The decline in oil inventory levels last week is likely to bolster this week's bullish sentiment, Evans said, though he added that the draw-down in crude oil could be excused as an intentional move by refiners planning maintenance. Many major refiners plan regular maintenance work on their facilities in the late fall.
"In any case, it may take some time for the market's upward momentum to dissipate so that a meaningful price reversal can develop," said Evans, who calls the recent rally in crude oil prices more of a psychological event than a fundamental one.
Prices Still Higher
Oil prices remain sharply higher than the $22 to $28 a barrel range sought by the
Organization of Petroleum Exporting Countries
OPEC agreed to raise its production ceiling to 26.2 million barrels per day beginning Oct. 1, in an attempt to push down global oil prices. But the
Energy Information Administration
, a division of the
Department of Energy
, estimates that the cartel had already been producing above that level, due mainly to production increases in Kuwait, the United Arab Emirates and Saudi Arabia.

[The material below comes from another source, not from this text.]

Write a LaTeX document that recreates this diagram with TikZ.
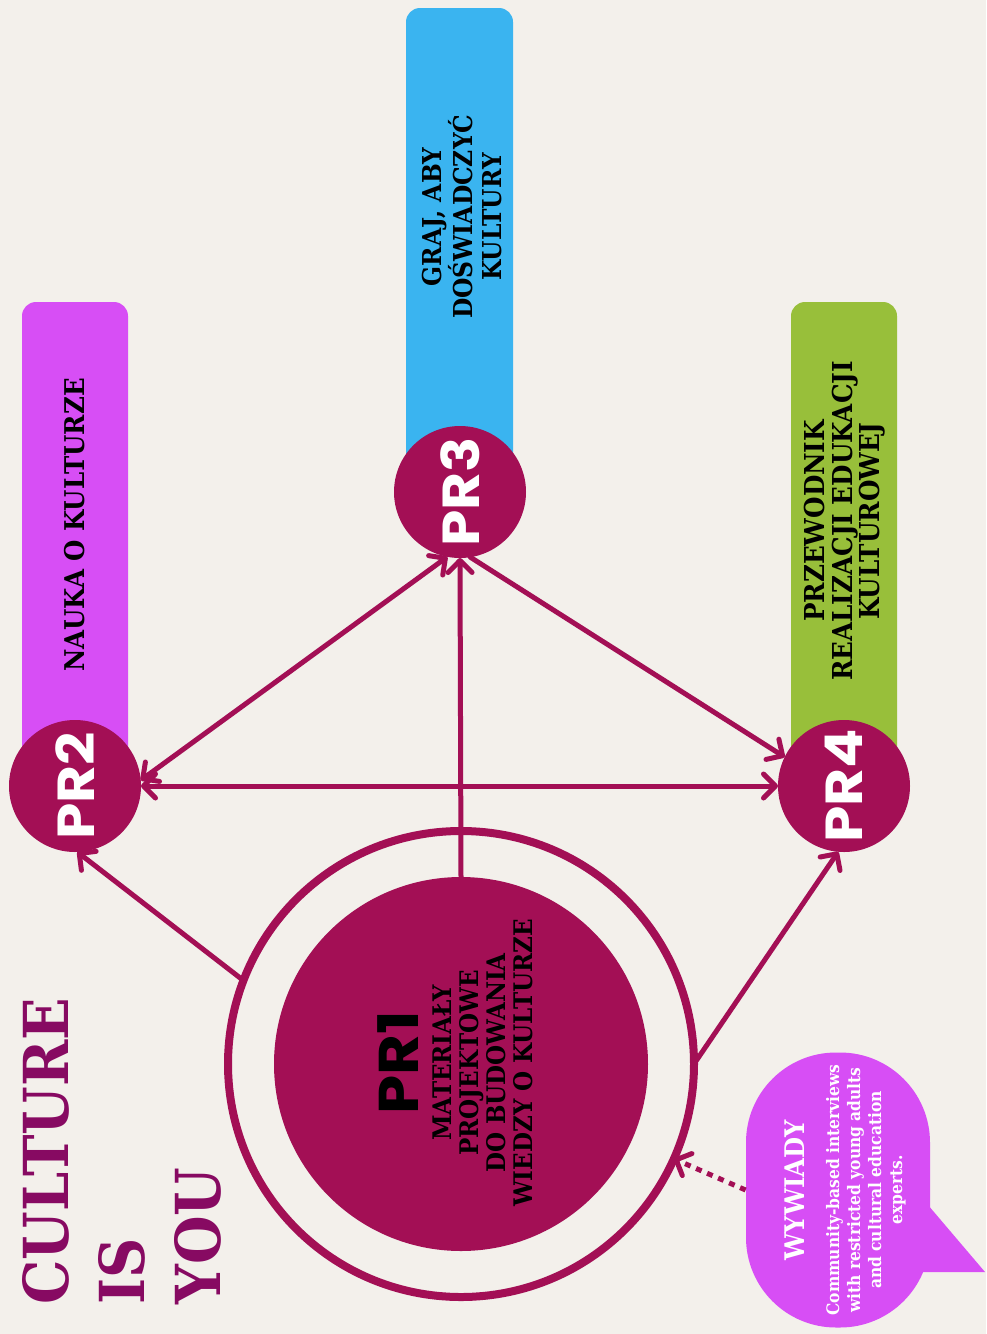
\documentclass[tikz,border=0pt]{standalone}
\usepackage{fontspec}
\usepackage{graphicx}
\setmainfont{DejaVu Serif}[FakeStretch=0.9]
\newfontfamily\prfont{Poppins}[FakeStretch=1.12]
\usetikzlibrary{arrows.meta}

\definecolor{paper}{HTML}{F3F0EB}
\definecolor{berry}{HTML}{A30F55}
\definecolor{barviolet}{HTML}{D74EF5}
\definecolor{barblue}{HTML}{3AB4F0}
\definecolor{bargreen}{HTML}{98BF3A}
\definecolor{titleplum}{HTML}{870A62}

\tikzset{
  prdot/.style={circle, fill=berry, minimum size=66pt, inner sep=0pt, outer sep=0pt,
    text=white, font=\prfont\bfseries\fontsize{26}{26}\selectfont},
  bartext/.style={rotate=90, align=center, font=\bfseries\fontsize{13}{14.25}\selectfont},
  link/.style={draw=berry, line width=2.5pt, line cap=round},
}

\begin{document}
\begin{tikzpicture}[x=0.5pt, y=-0.5pt, >={Straight Barb[length=6pt,width=12pt,round]}]
    \fill[paper] (0,0) rectangle (986,1334);
    \useasboundingbox (0,0) rectangle (986,1334);

    % bars behind the PR circles
    \fill[barviolet, rounded corners=7pt] (22,302) rectangle (128,790);
    \fill[barblue, rounded corners=7pt] (406,8) rectangle (513,500);
    \fill[bargreen, rounded corners=7pt] (791,302) rectangle (897,790);

    \node[bartext, font=\bfseries\fontsize{13.6}{16}\selectfont] (nauka) at (75,525) {NAUKA O KULTURZE};
    \node[bartext] (graj) at (462,217) {GRAJ, ABY\\DOŚWIADCZYĆ\\KULTURY};
    \node[bartext, font=\bfseries\fontsize{13.7}{13.75}\selectfont] (przew) at (845,521)
        {PRZEWODNIK\\REALIZACJI EDUKACJI\\KULTUROWEJ};

    \node[prdot] (pr2) at (75,786) {\rotatebox{90}{PR2}};
    \node[prdot] (pr3) at (460,492) {\rotatebox{90}{PR3}};
    \node[prdot] (pr4) at (844,786) {\rotatebox{90}{PR4}};

    % PR1 and its ring
    \node[circle, draw=berry, line width=4pt, minimum size=233pt, inner sep=0pt, outer sep=0pt] (ring) at (461,1064) {};
    \node[circle, fill=berry, minimum size=187pt, inner sep=0pt, outer sep=0pt] (pr1) at (461,1064) {};
    \node[rotate=90, align=center, font=\bfseries\fontsize{12.8}{13.5}\selectfont] (pr1txt) at (455,1063)
        {{\prfont\fontsize{28}{30}\selectfont PR1}\\[3pt]MATERIAŁY\\PROJEKTOWE\\DO BUDOWANIA\\WIEDZY O KULTURZE};

    % title
    \node[rotate=90, anchor=north west, align=left, inner sep=0pt, text=titleplum,
        font=\bfseries\fontsize{31}{38}\selectfont] (title) at (22,1305) {CULTURE\\IS\\YOU};

    % speech bubble
    \node[fill=barviolet, rounded corners=45pt, minimum width=92pt, minimum height=137.5pt, inner sep=0pt] (bubble) at (838,1190) {};
    \fill[barviolet] (928,1205) -- (985,1272) -- (918,1272) -- cycle;
    \node[rotate=90, align=center, text=white, font=\bfseries\fontsize{8.6}{10.5}\selectfont] (bubbletxt) at (845,1190)
        {{\fontsize{13.5}{16}\selectfont WYWIADY}\\[7pt]Community-based interviews\\with restricted young adults\\and cultural education\\experts.};

    % connectors
    \draw[link, ->] (pr1.north) -- (pr3.south);
    \draw[link, ->] (ring.159) -- (pr2.272);
    \draw[link, ->] (ring.0) -- (pr4.265);
    \draw[link, <->] (pr2.east) -- (pr4.west);
    \draw[link, <->] (pr2.5) -- (pr3.259);
    \draw[link, ->] (pr3.279) -- (pr4.154);
    \draw[link, ->, line cap=butt, dash pattern=on 3pt off 3pt] (bubble.west) -- (ring.336);
\end{tikzpicture}
\end{document}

A survey released Wednesday by
, a global energy market information service, said OPEC's 10 members (excluding Iraq) pumped an average of 26.3 million barrels a day in September, higher than the quota implemented this month and far more than the previous output ceiling of 25.4 million barrels a day agreed upon in July.
Government and independent agencies figure most OPEC members are now producing at or very near their capacity. Still, the Energy Information Agency projects that the group could produce about 600,000 barrels of oil a day above the newly implemented production quota, with almost all of it coming from Saudi Arabia.
According to John Kingston, global director of oil at Platts, the only two countries with significant unused capacity are Saudi Arabia and the United Arab Emirates.
"While that does not necessarily signal a price increase in the future, any industry operating at that high level of capacity would be buffeted by upward price pressure," Kingston said in a statement.
Despite the additional oil produced by OPEC and the 30 million barrels
ordered to be released from the nation's Strategic Petroleum Reserves, concerns of supply shortages have prompted analysts recently to
revise their crude oil price projections. Many now estimate prices will remain above $30 a barrel until next year.